--- Begin ---

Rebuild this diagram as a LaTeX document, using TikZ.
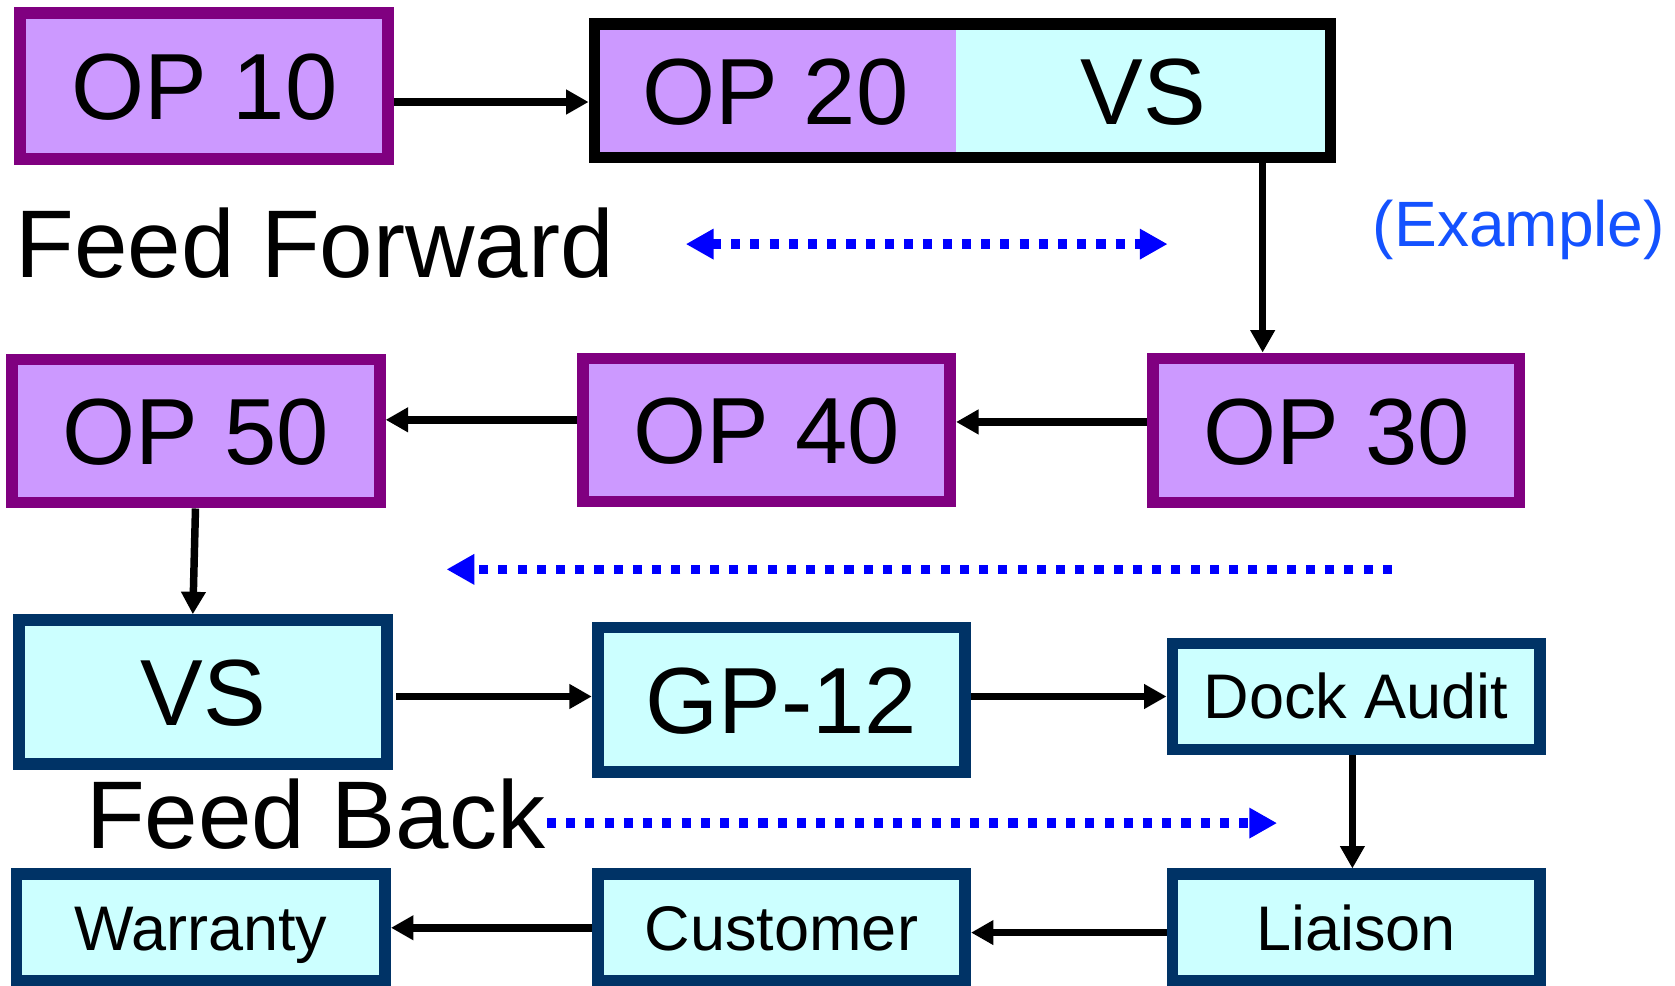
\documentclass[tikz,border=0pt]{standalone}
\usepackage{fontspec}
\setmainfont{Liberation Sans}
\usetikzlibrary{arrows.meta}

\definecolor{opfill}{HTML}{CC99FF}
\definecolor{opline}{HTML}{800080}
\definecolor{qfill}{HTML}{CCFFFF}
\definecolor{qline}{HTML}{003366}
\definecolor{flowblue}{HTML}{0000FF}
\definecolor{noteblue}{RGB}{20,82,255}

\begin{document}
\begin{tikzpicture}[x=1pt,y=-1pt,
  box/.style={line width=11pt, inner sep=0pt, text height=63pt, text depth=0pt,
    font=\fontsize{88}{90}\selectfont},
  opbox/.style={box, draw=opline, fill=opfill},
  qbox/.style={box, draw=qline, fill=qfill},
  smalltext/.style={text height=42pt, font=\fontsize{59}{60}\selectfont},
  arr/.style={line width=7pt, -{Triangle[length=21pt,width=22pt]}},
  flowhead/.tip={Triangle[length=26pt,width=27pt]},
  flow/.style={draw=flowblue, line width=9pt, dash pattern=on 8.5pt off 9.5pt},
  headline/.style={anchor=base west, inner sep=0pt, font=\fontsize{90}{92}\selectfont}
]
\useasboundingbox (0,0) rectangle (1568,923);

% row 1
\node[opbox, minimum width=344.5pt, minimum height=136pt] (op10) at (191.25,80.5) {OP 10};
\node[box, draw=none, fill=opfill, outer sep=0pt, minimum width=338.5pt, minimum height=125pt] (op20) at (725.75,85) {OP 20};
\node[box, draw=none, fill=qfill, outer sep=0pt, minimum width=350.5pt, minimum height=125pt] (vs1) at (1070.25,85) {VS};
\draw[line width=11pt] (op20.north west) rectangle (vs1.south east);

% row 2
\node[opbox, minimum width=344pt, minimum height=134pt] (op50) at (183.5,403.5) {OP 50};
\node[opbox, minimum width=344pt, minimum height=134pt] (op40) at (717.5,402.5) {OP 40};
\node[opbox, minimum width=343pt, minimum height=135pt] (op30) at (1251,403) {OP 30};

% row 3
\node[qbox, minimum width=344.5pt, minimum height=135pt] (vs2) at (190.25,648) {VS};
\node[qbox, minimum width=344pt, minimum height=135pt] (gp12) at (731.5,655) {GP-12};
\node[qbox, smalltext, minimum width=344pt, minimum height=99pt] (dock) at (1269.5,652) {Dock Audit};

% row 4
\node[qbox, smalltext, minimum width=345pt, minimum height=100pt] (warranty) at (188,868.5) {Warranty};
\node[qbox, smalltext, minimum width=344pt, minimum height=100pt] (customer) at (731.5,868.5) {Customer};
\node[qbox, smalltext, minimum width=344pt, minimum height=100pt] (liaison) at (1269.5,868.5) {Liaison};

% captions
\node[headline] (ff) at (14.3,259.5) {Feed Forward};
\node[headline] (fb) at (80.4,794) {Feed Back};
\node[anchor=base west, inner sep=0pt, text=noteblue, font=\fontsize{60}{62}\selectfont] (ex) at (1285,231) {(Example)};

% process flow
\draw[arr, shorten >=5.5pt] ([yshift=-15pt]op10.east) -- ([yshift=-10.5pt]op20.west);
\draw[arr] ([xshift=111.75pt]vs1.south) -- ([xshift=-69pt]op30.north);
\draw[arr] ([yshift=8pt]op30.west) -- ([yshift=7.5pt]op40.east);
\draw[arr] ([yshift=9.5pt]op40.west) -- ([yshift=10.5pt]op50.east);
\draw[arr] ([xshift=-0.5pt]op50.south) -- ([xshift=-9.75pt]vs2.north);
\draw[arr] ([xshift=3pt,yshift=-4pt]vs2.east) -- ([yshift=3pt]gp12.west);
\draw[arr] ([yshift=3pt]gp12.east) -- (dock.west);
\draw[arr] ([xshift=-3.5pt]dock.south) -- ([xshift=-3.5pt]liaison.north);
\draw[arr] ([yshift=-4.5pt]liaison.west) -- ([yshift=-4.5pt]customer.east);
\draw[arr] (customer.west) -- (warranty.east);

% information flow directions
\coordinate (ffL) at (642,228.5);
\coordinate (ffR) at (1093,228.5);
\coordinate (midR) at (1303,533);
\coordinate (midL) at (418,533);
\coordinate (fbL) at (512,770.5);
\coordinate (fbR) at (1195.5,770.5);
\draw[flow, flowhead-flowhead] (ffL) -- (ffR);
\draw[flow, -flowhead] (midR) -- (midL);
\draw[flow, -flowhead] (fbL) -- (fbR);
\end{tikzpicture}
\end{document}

--- End ---

The listing above must be printed again exactly, minus its pictures.

[FULL ANSWER]
Rebuild this diagram as a LaTeX document, using TikZ.
\documentclass[tikz,border=0pt]{standalone}
\usepackage{fontspec}
\setmainfont{Liberation Sans}
\usetikzlibrary{arrows.meta}

\definecolor{opfill}{HTML}{CC99FF}
\definecolor{opline}{HTML}{800080}
\definecolor{qfill}{HTML}{CCFFFF}
\definecolor{qline}{HTML}{003366}
\definecolor{flowblue}{HTML}{0000FF}
\definecolor{noteblue}{RGB}{20,82,255}

\begin{document}
\begin{tikzpicture}[x=1pt,y=-1pt,
  box/.style={line width=11pt, inner sep=0pt, text height=63pt, text depth=0pt,
    font=\fontsize{88}{90}\selectfont},
  opbox/.style={box, draw=opline, fill=opfill},
  qbox/.style={box, draw=qline, fill=qfill},
  smalltext/.style={text height=42pt, font=\fontsize{59}{60}\selectfont},
  arr/.style={line width=7pt, -{Triangle[length=21pt,width=22pt]}},
  flowhead/.tip={Triangle[length=26pt,width=27pt]},
  flow/.style={draw=flowblue, line width=9pt, dash pattern=on 8.5pt off 9.5pt},
  headline/.style={anchor=base west, inner sep=0pt, font=\fontsize{90}{92}\selectfont}
]
\useasboundingbox (0,0) rectangle (1568,923);

% row 1
\node[opbox, minimum width=344.5pt, minimum height=136pt] (op10) at (191.25,80.5) {OP 10};
\node[box, draw=none, fill=opfill, outer sep=0pt, minimum width=338.5pt, minimum height=125pt] (op20) at (725.75,85) {OP 20};
\node[box, draw=none, fill=qfill, outer sep=0pt, minimum width=350.5pt, minimum height=125pt] (vs1) at (1070.25,85) {VS};
\draw[line width=11pt] (op20.north west) rectangle (vs1.south east);

% row 2
\node[opbox, minimum width=344pt, minimum height=134pt] (op50) at (183.5,403.5) {OP 50};
\node[opbox, minimum width=344pt, minimum height=134pt] (op40) at (717.5,402.5) {OP 40};
\node[opbox, minimum width=343pt, minimum height=135pt] (op30) at (1251,403) {OP 30};

% row 3
\node[qbox, minimum width=344.5pt, minimum height=135pt] (vs2) at (190.25,648) {VS};
\node[qbox, minimum width=344pt, minimum height=135pt] (gp12) at (731.5,655) {GP-12};
\node[qbox, smalltext, minimum width=344pt, minimum height=99pt] (dock) at (1269.5,652) {Dock Audit};

% row 4
\node[qbox, smalltext, minimum width=345pt, minimum height=100pt] (warranty) at (188,868.5) {Warranty};
\node[qbox, smalltext, minimum width=344pt, minimum height=100pt] (customer) at (731.5,868.5) {Customer};
\node[qbox, smalltext, minimum width=344pt, minimum height=100pt] (liaison) at (1269.5,868.5) {Liaison};

% captions
\node[headline] (ff) at (14.3,259.5) {Feed Forward};
\node[headline] (fb) at (80.4,794) {Feed Back};
\node[anchor=base west, inner sep=0pt, text=noteblue, font=\fontsize{60}{62}\selectfont] (ex) at (1285,231) {(Example)};

% process flow
\draw[arr, shorten >=5.5pt] ([yshift=-15pt]op10.east) -- ([yshift=-10.5pt]op20.west);
\draw[arr] ([xshift=111.75pt]vs1.south) -- ([xshift=-69pt]op30.north);
\draw[arr] ([yshift=8pt]op30.west) -- ([yshift=7.5pt]op40.east);
\draw[arr] ([yshift=9.5pt]op40.west) -- ([yshift=10.5pt]op50.east);
\draw[arr] ([xshift=-0.5pt]op50.south) -- ([xshift=-9.75pt]vs2.north);
\draw[arr] ([xshift=3pt,yshift=-4pt]vs2.east) -- ([yshift=3pt]gp12.west);
\draw[arr] ([yshift=3pt]gp12.east) -- (dock.west);
\draw[arr] ([xshift=-3.5pt]dock.south) -- ([xshift=-3.5pt]liaison.north);
\draw[arr] ([yshift=-4.5pt]liaison.west) -- ([yshift=-4.5pt]customer.east);
\draw[arr] (customer.west) -- (warranty.east);

% information flow directions
\coordinate (ffL) at (642,228.5);
\coordinate (ffR) at (1093,228.5);
\coordinate (midR) at (1303,533);
\coordinate (midL) at (418,533);
\coordinate (fbL) at (512,770.5);
\coordinate (fbR) at (1195.5,770.5);
\draw[flow, flowhead-flowhead] (ffL) -- (ffR);
\draw[flow, -flowhead] (midR) -- (midL);
\draw[flow, -flowhead] (fbL) -- (fbR);
\end{tikzpicture}
\end{document}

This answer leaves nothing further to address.